---- Input for this task

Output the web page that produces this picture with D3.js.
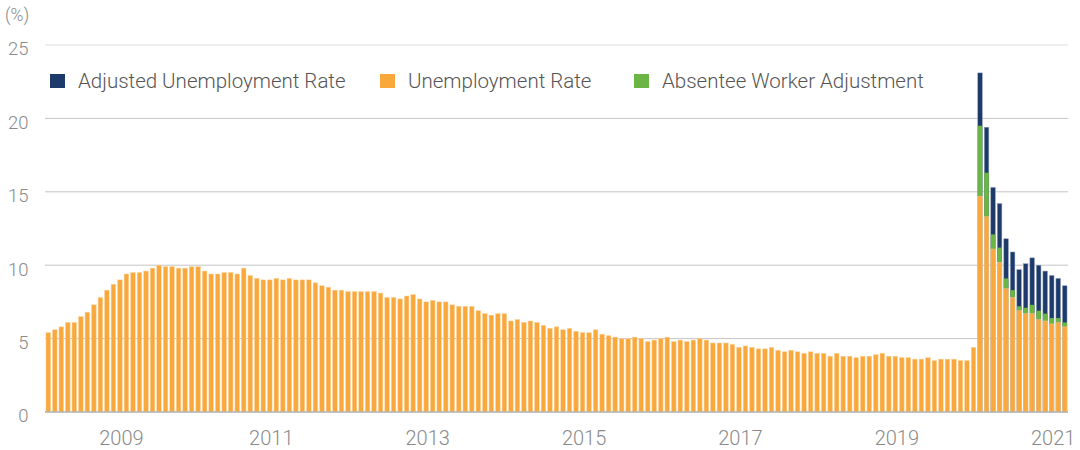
<!DOCTYPE html>
<html><head><meta charset="utf-8">
<script src="https://cdn.jsdelivr.net/npm/d3@7"></script>
<style>
body{margin:0;background:#fff}
text{font-family:Roboto,"Liberation Sans",sans-serif;font-weight:300}
</style>
</head><body>
<svg id="chart" width="1080" height="450"></svg>
<script>
// ---- data ----
const startMonth = "2008-05";
const unemployment = [
  5.4, 5.6, 5.8, 6.1, 6.1, 6.5, 6.8, 7.3,
  7.8, 8.3, 8.7, 9.0, 9.4, 9.5, 9.5, 9.6, 9.8, 10.0, 9.9, 9.9,
  9.8, 9.8, 9.9, 9.9, 9.6, 9.4, 9.4, 9.5, 9.5, 9.4, 9.8, 9.3,
  9.1, 9.0, 9.0, 9.1, 9.0, 9.1, 9.0, 9.0, 9.0, 8.8, 8.6, 8.5,
  8.3, 8.3, 8.2, 8.2, 8.2, 8.2, 8.2, 8.1, 7.8, 7.8, 7.7, 7.9,
  8.0, 7.7, 7.5, 7.6, 7.5, 7.5, 7.3, 7.2, 7.2, 7.2, 6.9, 6.7,
  6.6, 6.7, 6.7, 6.2, 6.3, 6.1, 6.2, 6.1, 5.9, 5.7, 5.8, 5.6,
  5.7, 5.5, 5.4, 5.4, 5.6, 5.3, 5.2, 5.1, 5.0, 5.0, 5.1, 5.0,
  4.8, 4.9, 5.0, 5.1, 4.8, 4.9, 4.8, 4.9, 5.0, 4.9, 4.7, 4.7,
  4.7, 4.6, 4.4, 4.5, 4.4, 4.3, 4.3, 4.4, 4.2, 4.1, 4.2, 4.1,
  4.0, 4.1, 4.0, 4.0, 3.8, 4.0, 3.8, 3.8, 3.7, 3.8, 3.8, 3.9,
  4.0, 3.8, 3.8, 3.7, 3.7, 3.6, 3.6, 3.7, 3.5, 3.6, 3.6, 3.6,
  3.5, 3.5, 4.4, 14.7, 13.3, 11.1, 10.2, 8.4, 7.8, 6.9, 6.7, 6.7,
  6.3, 6.2, 6.0, 6.1, 5.8
];
const adjStartMonth = "2020-04";
const absenteeAdjustment = [4.8, 3.0, 1.0, 1.0, 0.7, 0.5, 0.3, 0.4, 0.6, 0.6, 0.5, 0.4, 0.3, 0.3];
const adjustedRate = [23.1, 19.4, 15.3, 14.2, 11.8, 10.9, 9.7, 10.1, 10.5, 10.0, 9.6, 9.3, 9.1, 8.6];
const yTicks = [0, 5, 10, 15, 20, 25];
const xTickLabels = ["2009", "2011", "2013", "2015", "2017", "2019", "2021"];
const xTickMonths = ["2009-04", "2011-03", "2013-03", "2015-03", "2017-03", "2019-03", "2021-03"];
const seriesNames = ["Adjusted Unemployment Rate", "Unemployment Rate", "Absentee Worker Adjustment"];
const seriesColors = ["#1d3a6b", "#f9a83b", "#6bb545"];
const yUnit = "(%)";

// ---- build ----
const parse = d3.timeParse("%Y-%m");
const fmt = d3.timeFormat("%Y-%m");
const start = parse(startMonth);
const months = unemployment.map((v, i) => fmt(d3.timeMonth.offset(start, i)));
const adjStartIdx = months.indexOf(adjStartMonth);
const rows = months.map((m, i) => {
  const j = i - adjStartIdx;
  const has = j >= 0 && j < adjustedRate.length;
  return {m, u: unemployment[i], a: has ? absenteeAdjustment[j] : null, adj: has ? adjustedRate[j] : null};
});

const svg = d3.select("#chart");
const plotLeft = 45, plotRight = 1068, plotTop = 45, plotBottom = 412;
const x = d3.scaleBand().domain(months).range([plotLeft, plotRight]).paddingInner(0.3).paddingOuter(0.15);
const y = d3.scaleLinear().domain([0, 25]).range([plotBottom, plotTop]);

// grid
svg.append("g").selectAll("line").data(yTicks.filter(t => t > 0)).join("line")
  .attr("x1", plotLeft).attr("x2", plotRight)
  .attr("y1", d => y(d)).attr("y2", d => y(d))
  .attr("stroke", d => d === 25 ? "#dedede" : "#c4c4c4").attr("stroke-width", 1);

// y labels
svg.append("g").selectAll("text").data(yTicks).join("text")
  .attr("x", 28.5).attr("y", d => y(d) + 4).attr("dy", "0.35em")
  .attr("text-anchor", "end").attr("font-size", 18.5).attr("fill", "#8a8a8a")
  .text(d => d);
svg.append("text").attr("x", 5).attr("y", 21).attr("font-size", 17.5).attr("fill", "#8a8a8a").text(yUnit);

// bars
const bw = x.bandwidth();
const adjRows = rows.filter(r => r.adj !== null);
svg.append("g").selectAll("rect").data(adjRows).join("rect")
  .attr("x", d => x(d.m)).attr("width", bw)
  .attr("y", d => y(d.adj)).attr("height", d => y(0) - y(d.adj))
  .attr("fill", seriesColors[0]).attr("stroke", "#8fa0bb").attr("stroke-width", 0.5);
svg.append("g").selectAll("rect").data(adjRows).join("rect")
  .attr("x", d => x(d.m)).attr("width", bw)
  .attr("y", d => y(d.u + d.a)).attr("height", d => y(d.u) - y(d.u + d.a))
  .attr("fill", seriesColors[2]);
svg.append("g").selectAll("rect").data(rows).join("rect")
  .attr("x", d => x(d.m)).attr("width", bw)
  .attr("y", d => y(d.u)).attr("height", d => y(0) - y(d.u))
  .attr("fill", seriesColors[1]).attr("stroke", "#fcd29b").attr("stroke-width", 0.5);

// baseline
svg.append("line").attr("x1", plotLeft).attr("x2", plotRight).attr("y1", y(0)).attr("y2", y(0))
  .attr("stroke", "#b0b0b0").attr("stroke-width", 1.5);

// x labels
svg.append("g").selectAll("text").data(xTickLabels).join("text")
  .attr("x", (d, i) => x(xTickMonths[i]) + bw / 2 + 1.5).attr("y", 445)
  .attr("text-anchor", "middle").attr("font-size", 20).attr("fill", "#8a8a8a")
  .text(d => d);

// legend
const legX = [50, 380, 634];
const leg = svg.append("g").selectAll("g").data(seriesNames).join("g")
  .attr("transform", (d, i) => `translate(${legX[i]},74)`);
leg.append("rect").attr("width", 15).attr("height", 14).attr("fill", (d, i) => seriesColors[i]);
leg.append("text").attr("x", 28).attr("y", 14).attr("font-size", 20.5).attr("fill", "#555")
  .text(d => d);
</script>
</body></html>
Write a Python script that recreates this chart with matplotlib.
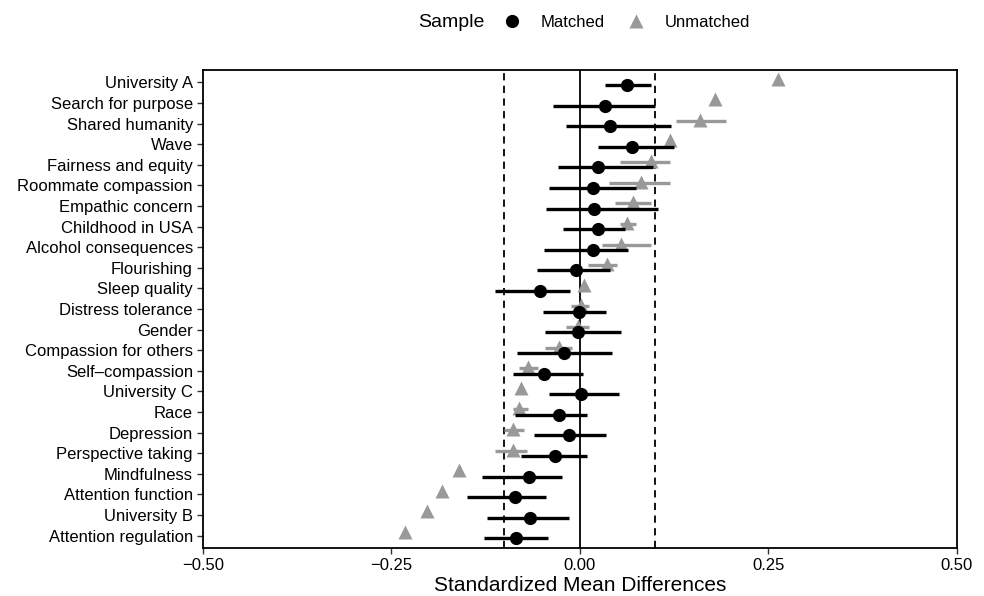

--------

### Problem
Filter the records for lines holding the string "with". Copy each one.

### Full response
Output the web page that produces this picture with D3.js.
Write a Python script that recreates this chart with matplotlib.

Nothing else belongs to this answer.